India's ruling Bharatiya Janata Party (BJP) has managed to retain its hold on Prime Minister Narendra Modi's home state of Gujarat, despite a closely-fought contest and spirited campaign by the opposition Congress party.
Prime Minister Modi's BJP emerged victorious Monday in two state elections, in the premier's home state of Gujarat as well as the northern state of Himachal Pradesh, allowing the party to further consolidate political power in the South Asian nation.
In the crucial Gujarat state, the BJP has crossed the 92 seats it needs for a majority in the 182-member assembly. This result will return the BJP to power for a sixth consecutive term in the western state, but slash its majority from 115 seats in the last election.
A loss here would have been a major embarrassment for both Modi and the BJP, which has ruled the state in western India for two decades, with Modi himself as leader for 10 years until he became prime minister in 2014. Modi was the main campaigner for the BJP in the state, holding more than three dozen meetings and campaigning on economic development and Hindu nationalism to woo voters.
Modi's star power
"The prime minister played on Gujarati pride and played the son of the soil card to garner votes. Take him away from the equation and the Congress could have well formed the government," Yogendra Yadav, a psephologist, told DW.
Modi's star power was undiminished at BJP headquarters in New Delhi, where supporters danced, threw rose petals and chanted "Long live Modi!" as the results trickled in. The BJP has also secured a majority of seats in the Himachal Pradesh assembly, thus evicting the Congress from power in this northern Himalayan region.
Modi thanked voters in both states for backing his party in the polls. "I bow to the people of Gujarat and Himachal Pradesh for their affection and trust in BJP," Modi posted on his official Twitter account, using the initials of his Bharatiya Janata Party. "I assure them that we will leave no stone unturned in furthering the development journey of these states and serve the people tirelessly."
"The winner takes it all. It is an affirmation of our pro-people polices and good governance of the BJP. That is what matters," said India's Information and Broadcasting Minister Smriti Irani.
"It is a victory of political performance over the caste-based politics of the Congress party," BJP President Amit Shah said.
A worthy opponent?
The main opposition Congress, meanwhile, has conceded victory to the BJP.
The party's newly elected president, Rahul Gandhi, tweeted, "The Congress party accepts the verdict of the people and congratulates the new governments in both states. I thank the people of Gujarat and Himachal with all my heart for the love they showed me."
The Congress party recently elected 47-year-old Rahul Gandhi unopposed as its new leader to replace his mother Sonia Gandhi. The Gujarat election was the first real test for the heir to India's most famous political dynasty. The election was bitterly fought, with campaigning marked by sharp verbal duels.
"This election result is a promo for the upcoming assembly elections next year and the real thing which is the 2019 general elections.

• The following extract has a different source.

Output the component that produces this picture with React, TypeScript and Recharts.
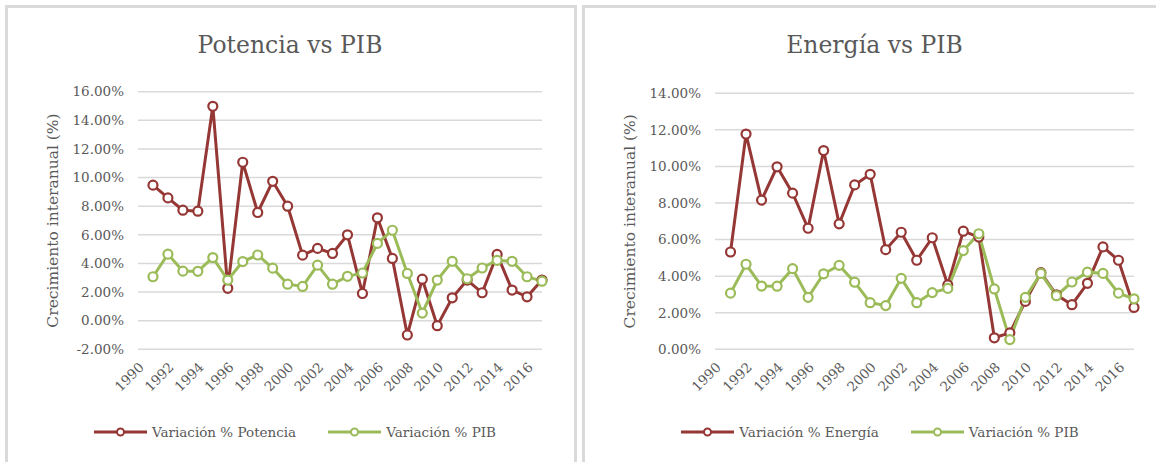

The script is set now and there is fire in the belly," Congress spokesperson Tom Vadakkan told DW.
"This election shows that Rahul Gandhi is a worthy opponent and able to match Modi. It's a psychological boost for the party and they (BJP) have to be scared, not us," said Congress leader Priyanka Chaturvedi.
The Congress party recently elected 47-year-old Rahul Gandhi (L) unopposed as its new leader to replace his mother Sonia Gandhi (R)
But Congress, which has ruled India for much of its history, now holds just four states in the world's largest democracy of 1.25 billion people. The party has steadily lost ground since the BJP swept to power in national elections in 2014.
"The (BJP) have certainly lost a lot of ground (in Gujarat), but Congress should have actually won this election, given the anger in the state against the BJP," political commentator Manisha Priyam was quoted by AFP news agency as saying.
Some experts had forecast a backlash against Modi over unpopular economic reforms that hit businesses hard, including a controversial ban on higher-value banknotes that came to be known as "demonetization,” and the botched introduction of a national goods and services tax.
"The Congress has to introspect. The era of the 1980s is over and the party must realize thatcaste politics will not work. Prime Minister Modi doesn't make false promises. Congress has failed in their attempt to divide society. This is a 'New India,'" BJP minister Prakash Javdekar told DW.
Notwithstanding the electoral losses, the big question is how effective a leader of the Congress party Rahul Gandhi will be. It will be crucial for the electoral fortunes of the party next year, when a series of important state elections are scheduled to be held. This will be then followed by the general elections scheduled in 2019.
"I can say that the Gujarat verdict is a recognition of Rahul Gandhi's personal political capital and though he might not have pulled it off, it gives him and his party supporters belief that the BJP is not invincible," political analyst Shyam Parekh told DW.